▸ TASK BRIEF: Work out how many lines of the listing hold the string "this". Answer with that number alone.

━━━━━ GIVEN INFORMATION

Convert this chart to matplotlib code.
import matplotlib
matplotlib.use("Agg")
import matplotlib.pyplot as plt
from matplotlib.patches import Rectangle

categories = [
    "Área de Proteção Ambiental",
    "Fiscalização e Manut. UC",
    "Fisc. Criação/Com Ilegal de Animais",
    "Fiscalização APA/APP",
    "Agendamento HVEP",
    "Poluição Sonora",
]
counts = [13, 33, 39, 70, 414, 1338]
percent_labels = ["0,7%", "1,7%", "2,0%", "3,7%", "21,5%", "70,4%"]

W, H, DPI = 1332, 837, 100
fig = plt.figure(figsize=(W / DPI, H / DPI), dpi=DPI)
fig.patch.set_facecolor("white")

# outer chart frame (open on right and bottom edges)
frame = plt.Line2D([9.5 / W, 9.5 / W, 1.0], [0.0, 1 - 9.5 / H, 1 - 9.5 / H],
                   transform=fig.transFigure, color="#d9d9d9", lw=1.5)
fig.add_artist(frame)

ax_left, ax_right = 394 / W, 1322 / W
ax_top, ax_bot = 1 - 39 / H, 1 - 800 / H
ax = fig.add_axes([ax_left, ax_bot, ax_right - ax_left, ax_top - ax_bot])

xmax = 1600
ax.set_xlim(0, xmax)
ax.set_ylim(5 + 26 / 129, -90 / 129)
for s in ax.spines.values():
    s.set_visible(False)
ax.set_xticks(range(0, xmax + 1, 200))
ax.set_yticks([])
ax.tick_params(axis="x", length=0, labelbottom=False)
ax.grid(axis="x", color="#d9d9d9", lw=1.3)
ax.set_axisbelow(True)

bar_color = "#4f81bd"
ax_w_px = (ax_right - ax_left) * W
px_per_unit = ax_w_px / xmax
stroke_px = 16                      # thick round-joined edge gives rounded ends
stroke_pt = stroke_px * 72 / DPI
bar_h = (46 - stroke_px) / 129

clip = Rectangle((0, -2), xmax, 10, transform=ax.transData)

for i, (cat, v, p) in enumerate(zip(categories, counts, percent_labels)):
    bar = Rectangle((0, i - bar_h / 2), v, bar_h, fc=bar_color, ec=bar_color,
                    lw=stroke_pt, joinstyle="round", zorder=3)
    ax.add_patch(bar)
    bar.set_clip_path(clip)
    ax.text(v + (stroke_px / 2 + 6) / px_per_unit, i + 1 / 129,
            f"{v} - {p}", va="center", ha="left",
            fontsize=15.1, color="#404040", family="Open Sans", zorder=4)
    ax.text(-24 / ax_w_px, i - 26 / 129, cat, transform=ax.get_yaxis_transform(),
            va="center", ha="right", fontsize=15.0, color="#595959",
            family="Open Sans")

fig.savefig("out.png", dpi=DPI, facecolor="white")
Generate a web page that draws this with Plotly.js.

━━━━━━━━━━

▸ TASK OUTPUT: 2